Peggy is caught. She’s caught between Don and Ted, unsure of her future in a company that doesn’t yet have a name, and also caught between Ted and Abe, her mustachioed boyfriend whom she comes home to find stabbed, attended by a policeman, and refusing to identify his attackers for fear that the cops (“fascist pigs!”) will harass people in the neighborhood. He’s going to write a story about it, he says

Peggy is scared for her safety. “I’m going to sell this shithole,” she says, which means that Abe won’t have a home, either. She’s created this situation by trying to give Abe what he wanted. There’s a saying, “Adults have adult problems.” And Peggy has a lot of them, never more so than when she accidentally stabs Abe with a protective spear she rigged up, leading to one of the great bits of dialogue this season:

Abe: Your activities are offensive to my every waking moment. I’m sorry. But you’ll always be the enemy.
Peggy: Are you breaking up with me?
Abe: I got to hand it to you. You gave me a great ending to my article.

Having Peggy nearly kill her boyfriend, putting that responsibility on her shoulders, then having him dump her over her ethics is a magnificent move. And yet it’s a relief; that relationship was holding her back from something—perhaps from Ted, or Stan Rizzo (not likely after last week’s speed binge), or from some sort of professional awakening.

Don, after passing judgment on Peggy, leaves Megan to visit his son Bobby at camp. He runs into Betty on the way, traveling solo. You can see where it’s going (there’d been some foreshadowing with Betty flirting with a fellow at a fundraiser), but Don can’t see, not right away. “You know mosquitoes ignore me,” says Betty. “In those shorts?” says Don. Then, a little later, Betty says, “I don’t know what’s happened, but I’m all bit up.” My goodness. Their scenes together are like flashbacks to earlier seasons, and the score would have been at home in a Hitchcock film.

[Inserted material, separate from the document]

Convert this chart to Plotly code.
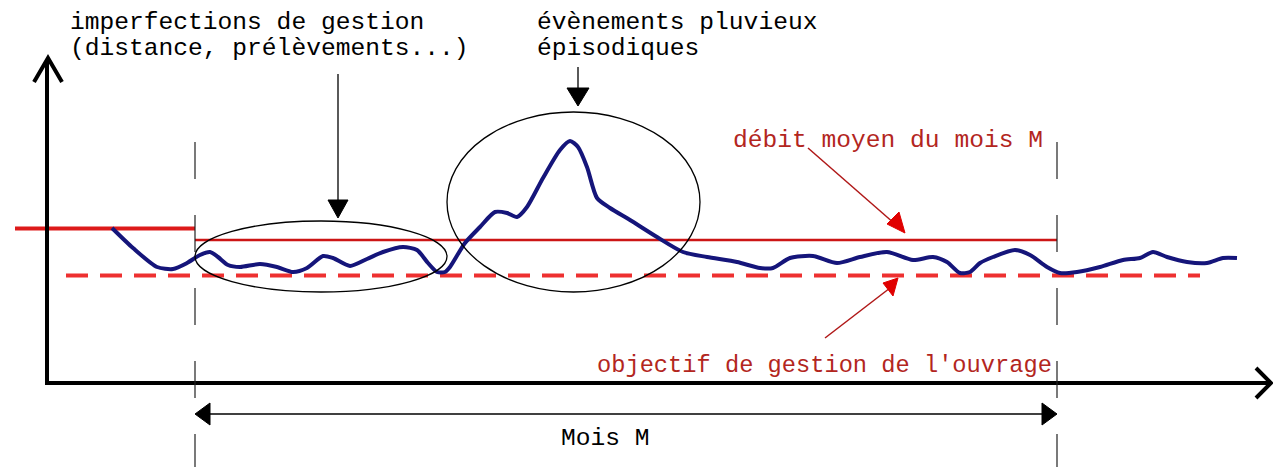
import plotly.graph_objects as go

W, H = 1273, 467

# --- data (in picture units) ---
curve_x = [112,133,157,173,187,200,210,218,228,240,260,277,293,307,323,333,350,367,383,403,
           417,428,437,445,450,465,480,495,507,517,527,543,560,570,578,587,597,610,630,657,
           683,707,737,760,773,790,813,837,860,887,913,933,947,960,970,980,993,1015,1030,1047,
           1060,1077,1100,1123,1140,1153,1167,1187,1207,1223,1237]
curve_y = [228,248,267,269,263,255,252,257,265,267,264,267,272,268,256,258,266,259,252,247,
           250,263,272,272,267,243,227,212,213,217,207,178,150,141,147,167,198,208,220,237,
           252,257,262,268,268,258,256,263,257,252,260,257,262,273,272,263,257,250,255,267,
           273,272,267,260,258,252,257,262,263,258,258]

month_start, month_end = 195, 1057
prev_mean_level = 228.5
month_mean_level = 240
objective_level = 275.5
objective_span = [66, 1200]
prev_span = [15, 195]

labels_imperf = ["imperfections de gestion", "(distance, prélèvements...)"]
labels_pluie = ["évènements pluvieux", "épisodiques"]
label_mean = "débit moyen du mois M"
label_obj = "objectif de gestion de l'ouvrage"
label_month = "Mois M"

FONT = "Liberation Mono, Courier New, monospace"
NAVY = "#15157a"
RED = "#dd1a1a"
TXT_RED = "#b3261e"

fig = go.Figure()

# objective dashed line
fig.add_trace(go.Scatter(x=objective_span, y=[objective_level]*2, mode="lines",
                         line=dict(color="#ee3030", width=4, dash="22px,12px"),
                         hoverinfo="skip"))
# previous month mean (thick)
fig.add_trace(go.Scatter(x=prev_span, y=[prev_mean_level]*2, mode="lines",
                         line=dict(color=RED, width=4), hoverinfo="skip"))
# month mean
fig.add_trace(go.Scatter(x=[month_start, month_end], y=[month_mean_level]*2, mode="lines",
                         line=dict(color="#cc1515", width=2.5), hoverinfo="skip"))
# flow curve
fig.add_trace(go.Scatter(x=curve_x, y=curve_y, mode="lines",
                         line=dict(color=NAVY, width=4, shape="spline", smoothing=0.7),
                         hoverinfo="skip"))

shapes = []
# axes
shapes.append(dict(type="line", x0=47, x1=47, y0=385, y1=60, line=dict(color="black", width=4)))
shapes.append(dict(type="line", x0=45, x1=1270, y0=383, y1=383, line=dict(color="black", width=4)))
shapes.append(dict(type="path", path="M 34,82 L 48,58 L 62,82", line=dict(color="black", width=4)))
shapes.append(dict(type="path", path="M 1256,368 L 1271,383 L 1256,398", line=dict(color="black", width=4)))

# month boundaries (dashed)
for xv in (month_start, month_end):
    shapes.append(dict(type="line", x0=xv, x1=xv, y0=142, y1=467,
                       line=dict(color="#222", width=1.2, dash="37px,36px")))

# ellipses
shapes.append(dict(type="circle", x0=195, x1=447, y0=221, y1=292, line=dict(color="black", width=1.3)))
shapes.append(dict(type="circle", x0=447, x1=700, y0=112, y1=292, line=dict(color="black", width=1.3)))

# black arrows
shapes.append(dict(type="line", x0=338, x1=338, y0=74, y1=205, line=dict(color="black", width=1.3)))
shapes.append(dict(type="path", path="M 328,200 L 348,200 L 338,218 Z", fillcolor="black", line=dict(color="black", width=1)))
shapes.append(dict(type="line", x0=578, x1=578, y0=67, y1=92, line=dict(color="black", width=1.3)))
shapes.append(dict(type="path", path="M 567,88 L 589,88 L 578,106 Z", fillcolor="black", line=dict(color="black", width=1)))

# red arrows
shapes.append(dict(type="line", x0=808, x1=895, y0=148, y1=224, line=dict(color="#b01818", width=1.5)))
shapes.append(dict(type="path", path="M 887,224 L 899,212 L 905,233 Z", fillcolor="#e00000", line=dict(color="#e00000", width=1)))
shapes.append(dict(type="line", x0=825, x1=890, y0=338, y1=288, line=dict(color="#b01818", width=1.5)))
shapes.append(dict(type="path", path="M 883,283 L 893,296 L 898,278 Z", fillcolor="#e00000", line=dict(color="#e00000", width=1)))

# month double arrow
shapes.append(dict(type="line", x0=208, x1=1044, y0=414, y1=414, line=dict(color="black", width=1.3)))
shapes.append(dict(type="path", path="M 195,414 L 210,403 L 210,425 Z", fillcolor="black", line=dict(color="black", width=1)))
shapes.append(dict(type="path", path="M 1057,414 L 1042,403 L 1042,425 Z", fillcolor="black", line=dict(color="black", width=1)))

annotations = []
def txt(x, y, s, color="black", size=24.6, anchor="left"):
    annotations.append(dict(x=x, y=y, text=s, showarrow=False, xanchor=anchor, yanchor="middle",
                            font=dict(family=FONT, size=size, color=color)))

txt(68, 22, labels_imperf[0])
txt(68, 48, labels_imperf[1])
txt(535, 22, labels_pluie[0])
txt(535, 48, labels_pluie[1])
txt(731, 140, label_mean, color=TXT_RED)
txt(595, 365, label_obj, color=TXT_RED, size=23.7)
txt(605, 438, label_month, anchor="center")

fig.update_layout(
    width=W, height=H, margin=dict(l=0, r=0, t=0, b=0),
    paper_bgcolor="white", plot_bgcolor="white", showlegend=False,
    xaxis=dict(range=[0, W], visible=False, fixedrange=True),
    yaxis=dict(range=[H, 0], visible=False, fixedrange=True),
    shapes=shapes, annotations=annotations,
)

fig.write_html("out.html", config={"displayModeBar": False},
               post_script="document.body.style.margin='0';document.body.style.overflow='hidden';")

With great drama comes portentous dialogue, and there was some epigrammatic excess. “Why is sex a definition of being close to someone?” Don asked. And soon after says:  “Just because you climb a mountain doesn’t make you love it.”

“That poor girl,” said Betty of Megan. “She doesn’t know that loving you is the worst way to get to you.”

Poor Megan, who is becoming a ghost, forced to wear a wig to play her own sister on her soap opera, pressed into unwanted kisses from her co-star Arlene, lost. When Don finally comes home, she tells him: “Something has to change.”

“You’re right,” he says. “I haven’t been here.”

We know where he’s been. He’s been begging Sylvia to stay with him, he’s been at work, he’s been living in his own past. He’s been anywhere but here, presumably because loving Don is the worst way to get to him.

But wait! The Don Draper of this episode seemed remarkably unmysterious. Not particularly dangerous. To please Bobby he raised his hand to sing the song about father Abraham, a typical dad at a typical camp, enjoying fatherhood, a moment with ex-wife and son. The next morning when he saw Betty laughing with Henry Francis, his face registered loss. He might not just be looking for comfort from Megan; he might be able to perceive her aloneness. Then again, it took a night with his ex-wife to get him there, and as Betty said, “I’m thinking about how different you are before and after. I love the way you look at me when you’re like this. But then I watch it decay. I can only hold your attention so long.”

The tragedy for the women who love Don Draper is that his attention always wanders. “I keep trying to make things the way things used to be,” says Megan, “but I don’t know how.” And this is something that we know, as the audience, better than any of the women in Don’s life: the way things used to be, the way they really used to be, back when Dick Whitman was a fatherless boy, was joyless, loveless, and unsettled. If you make a home for him, and it’s a place of love and comfort, then he will not feel at home.